Where $100K still gets you something
If you’re open to leaving the GTA bubble, there are pockets of Canada where a $100,000 salary still goes a long way. Prairie and Atlantic markets show the most breathing room — Regina tops the list, with an average home price of about $329,300, making it the most affordable market in Zoocasa’s analysis.
- Regina: average home ~$329,300 — most affordable market in the study
- Prairie and Atlantic provinces generally offer more buying power for $100K earners
- Condo markets in some Ontario cities remain within reach
The GTA and Toronto: a steep climb
Back home in the Greater Toronto Area, the numbers make it clear why so many people are priced out. Zoocasa’s report shows the average home price in the GTA at roughly $951,700. For a single $100,000 earner, that creates a shortfall of about $553,182 — a gap that’s tough to close without significant savings, a partner, or family help.
If you switch your sights to condos, the picture improves but doesn’t necessarily solve things in the city. In the GTA the average condo sits around $663,227; the average $100K earner, with a maximum calculated budget near $398,518, would still face a deficit of about $264,709.

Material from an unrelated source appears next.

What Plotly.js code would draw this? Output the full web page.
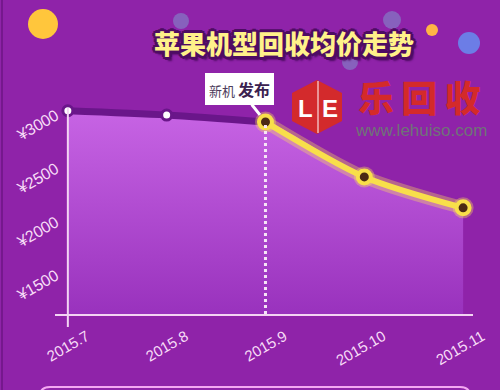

Where Ontario $100K earners can still get a foot in the door
Not all of Ontario is out of reach. If you can live a little further from downtown Toronto, condo ownership becomes realistic in some mid-sized markets. London-St. Thomas and Kitchener–Waterloo show some of the province’s most affordable condo prices — roughly $324,000 and $366,784 respectively. In Ottawa, the average condo price of about $401,465 puts a $100K earner within striking distance, with a tiny deficit of roughly $2,947.
- London–St. Thomas condos: ~ $324,000
- Kitchener–Waterloo condos: ~ $366,784
- Ottawa condos: ~ $401,465 (deficit ≈ $2,947 for a $100K earner)
What buyers are doing instead
Faced with those gaps, many Torontonians are stretching in a few predictable ways: leaning on family gifts, pooling incomes (partners or roommates), shifting to condos or smaller units, or trading central neighbourhoods for more affordable suburbs and mid-sized cities. Some delay buying altogether and keep renting while they save more or wait for market corrections.
If you’re house-hunting on a $100K salary, that might mean rethinking must-haves — a backyard can become a bonus instead of a requirement, and a longer commute might be the trade-off for being able to buy.
What this means for you
The headline is simple: six figures no longer guarantees homeownership in many Canadian markets, and Toronto is a prime example. But the report also shows there are paths forward if you’re flexible about housing type or location, or if you can access family help. For Torontonians, it’s a reminder to shop around — sometimes the best move is to widen your search beyond the 416 and consider what trade-offs you’re willing to make for that first door key.
Whether you’re budgeting in the Annex, checking listings in North York, or thinking about relocating to Kitchener–Waterloo or Ottawa, knowing the numbers helps you plan. And if you want to be realistic about timelines and expectations, start with the affordability calculator and a frank conversation about down payments — family help included.